What are the dangers of over funding?

A recent trend in the ECF world is over funding. Nearly all pitches that get over their stated goal do it. Quite often they even extend the period of the pitch just to over fund.

We know of at least one case on Crowdcube, where the pitching company admitted to us that they had been advised by Crowdcube to ask for a smaller sum of money and then over fund. Their projections even had the higher total in the cashflow sheet. Asking for a lower total gives a lower 30% mark -  a key driver to achieve if you want to complete.

So are there any dangers in over funding? We believe so.  Of course its fine if the real target is met in the post completion rush to invest but what if it isnt?
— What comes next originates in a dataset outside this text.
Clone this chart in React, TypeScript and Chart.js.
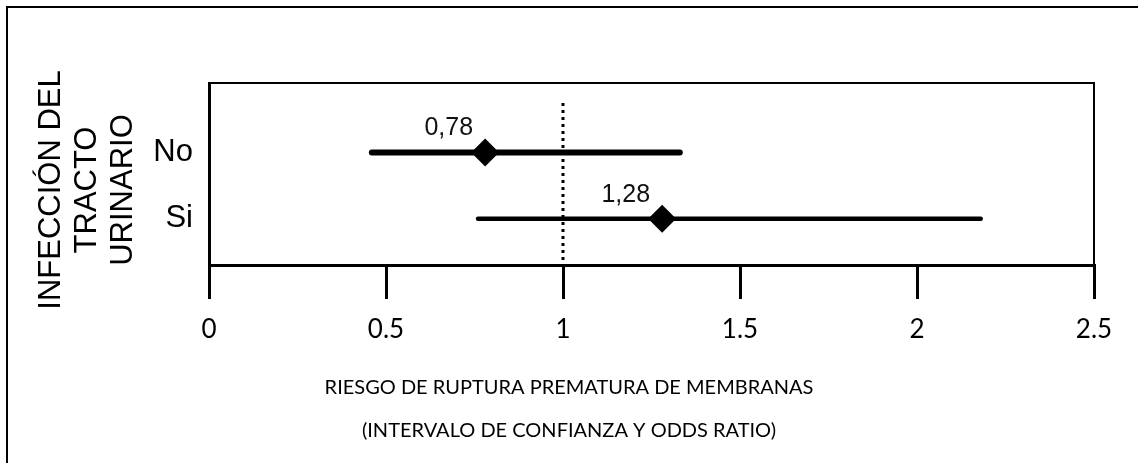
import React, { useEffect, useRef } from 'react';
import { Chart, registerables } from 'chart.js';

Chart.register(...registerables);

// ---- data ----
const categories = ['No', 'Si'];
const oddsRatios = [0.78, 1.28];
const ciLower = [0.46, 0.76];
const ciUpper = [1.33, 2.18];
const xTickValues = [0, 0.5, 1, 1.5, 2, 2.5];
const referenceValue = 1;
const yAxisTitle = ['INFECCIÓN DEL', 'TRACTO', 'URINARIO'];
const xAxisTitle = [
  'RIESGO DE RUPTURA PREMATURA DE MEMBRANAS',
  '(INTERVALO DE CONFIANZA Y ODDS RATIO)',
];

// ---- styles ----
const ciLineWidths = [6, 4.5];
const ARIAL = '"Liberation Sans", Arial, sans-serif';
const CALIBRI = 'Lato, "Open Sans", sans-serif';
const TITLE_SIZE = 20;
const TITLE_LINE = 43;

const formatOdds = (v: number) => String(v).replace('.', ',');

const decorPlugin = {
  id: 'decor',
  beforeDraw(chart: any) {
    const { ctx, width, height } = chart;
    ctx.save();
    ctx.strokeStyle = '#000';
    ctx.lineWidth = 2;
    ctx.beginPath();
    ctx.moveTo(7, height);
    ctx.lineTo(7, 7);
    ctx.lineTo(width, 7);
    ctx.stroke();
    ctx.restore();
  },
  beforeDatasetsDraw(chart: any) {
    const { ctx, chartArea, scales } = chart;
    const { left, right, top, bottom } = chartArea;
    ctx.save();
    ctx.strokeStyle = '#000';
    ctx.lineWidth = 2;
    ctx.beginPath();
    ctx.moveTo(left, top);
    ctx.lineTo(right, top);
    ctx.lineTo(right, bottom);
    ctx.stroke();
    const rx = scales.x.getPixelForValue(referenceValue);
    ctx.setLineDash([3, 4]);
    ctx.lineWidth = 3;
    ctx.beginPath();
    ctx.moveTo(rx, top + 20);
    ctx.lineTo(rx, bottom - 4);
    ctx.stroke();
    ctx.restore();
  },
  afterDatasetsDraw(chart: any) {
    const { ctx, scales } = chart;
    ctx.save();
    ctx.fillStyle = '#111';
    ctx.font = `25px ${ARIAL}`;
    ctx.textAlign = 'right';
    ctx.textBaseline = 'alphabetic';
    oddsRatios.forEach((v, i) => {
      const px = scales.x.getPixelForValue(v);
      const py = scales.y.getPixelForValue(i + 1);
      ctx.fillText(formatOdds(v), px - 12, py - 17);
    });
    ctx.restore();
  },
  afterDraw(chart: any) {
    // rotated, multi-line y-axis title
    const { ctx } = chart;
    ctx.save();
    ctx.fillStyle = '#000';
    ctx.font = `31px ${ARIAL}`;
    ctx.textAlign = 'center';
    ctx.textBaseline = 'middle';
    ctx.translate(51, 190);
    ctx.rotate(-Math.PI / 2);
    yAxisTitle.forEach((line, i) => {
      ctx.fillText(line, 0, i * 36);
    });
    ctx.restore();
  },
};

export default function App() {
  const canvasRef = useRef<HTMLCanvasElement | null>(null);

  useEffect(() => {
    const canvas = canvasRef.current;
    if (!canvas) return;

    const ciDatasets = categories.map((c, i) => ({
      label: `IC ${c}`,
      data: [
        { x: ciLower[i], y: i + 1 },
        { x: ciUpper[i], y: i + 1 },
      ],
      showLine: true,
      borderColor: '#000',
      borderWidth: ciLineWidths[i],
      borderCapStyle: 'round',
      pointRadius: 0,
      fill: false,
    }));

    const titleHeight = TITLE_LINE * xAxisTitle.length + 10.5;

    const chart = new Chart(canvas, {
      type: 'scatter',
      data: {
        datasets: [
          ...ciDatasets,
          {
            label: 'Odds ratio',
            data: oddsRatios.map((v, i) => ({ x: v, y: i + 1 })),
            pointStyle: 'rectRot',
            pointRadius: 14,
            backgroundColor: '#000',
            borderColor: '#000',
            borderWidth: 0,
          },
        ],
      } as any,
      options: {
        responsive: false,
        animation: false,
        events: [],
        layout: { padding: { left: 0, top: 83, right: 0, bottom: 0 } },
        plugins: {
          legend: { display: false },
          tooltip: { enabled: false },
          title: {
            display: true,
            position: 'bottom',
            text: xAxisTitle,
            color: '#000',
            font: { family: CALIBRI, size: TITLE_SIZE, weight: 'normal', lineHeight: TITLE_LINE / TITLE_SIZE },
            padding: { top: 0, bottom: 10.5 },
          },
        },
        scales: {
          x: {
            type: 'linear',
            position: 'bottom',
            min: 0,
            max: 2.5,
            afterBuildTicks: (scale: any) => {
              scale.ticks = xTickValues.map((v) => ({ value: v }));
            },
            afterFit: (scale: any) => {
              scale.height = 463 - 265 - titleHeight;
              scale.paddingRight = 1138 - 1094;
            },
            grid: {
              display: true,
              drawOnChartArea: false,
              drawTicks: true,
              tickLength: 34,
              lineWidth: 3,
              color: '#000',
            },
            border: { display: true, width: 3, color: '#000' },
            ticks: {
              color: '#000',
              padding: 15,
              font: { family: CALIBRI, size: 26 },
              callback: (v: any) => String(v),
            },
          },
          y: {
            type: 'linear',
            reverse: true,
            min: -0.05,
            max: 2.7,
            afterBuildTicks: (scale: any) => {
              scale.ticks = categories.map((_, i) => ({ value: i + 1 }));
            },
            afterFit: (scale: any) => {
              scale.width = 209;
            },
            grid: { display: false, drawTicks: false },
            border: { display: true, width: 3, color: '#000' },
            ticks: {
              color: '#000',
              padding: 16,
              font: { family: ARIAL, size: 31 },
              callback: (v: any) => categories[Math.round(Number(v)) - 1] ?? '',
            },
          },
        },
      } as any,
      plugins: [decorPlugin],
    });

    return () => chart.destroy();
  }, []);

  return (
    <div style={{ position: 'fixed', left: 0, top: 0, width: 1138, height: 463, background: '#fff' }}>
      <canvas ref={canvasRef} width={1138} height={463} style={{ display: 'block' }} />
    </div>
  );
}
One of the reasons ECF was set up with a line companies had to get over or they got nothing, was because investors needed to know what this money was going to do and that there would be enough of it.

So for example a company's cash flow, which is so often the cause of early failure, is predicted on a set of numbers - one of which is the money raised by the sale of equity. If the money asked for is £200k but the projections require £300k to remain stable and the over funding fails, then you have a instant shortfall of £100k. Often investors will be oblivious to this - their target is the one the platforms publish ie £200k. Its never made plain by the platforms.

Likewise if a company makes a decision to raise X and after much careful thought decides to offer Y, when it reaches both of these goals, why would it decide to change them  - unless that had been the aim all along. It's not like the original decision was an unimportant, off the cuff one or the time frame of the pitch was long enough for circumstances to have changed.

To take an extreme example, the recent lowering of required funds by Square Pie from £750k to £450k has gone unexplained. How can this company suddenly not need £300k?

As with much in the ECF world it is far from transparent.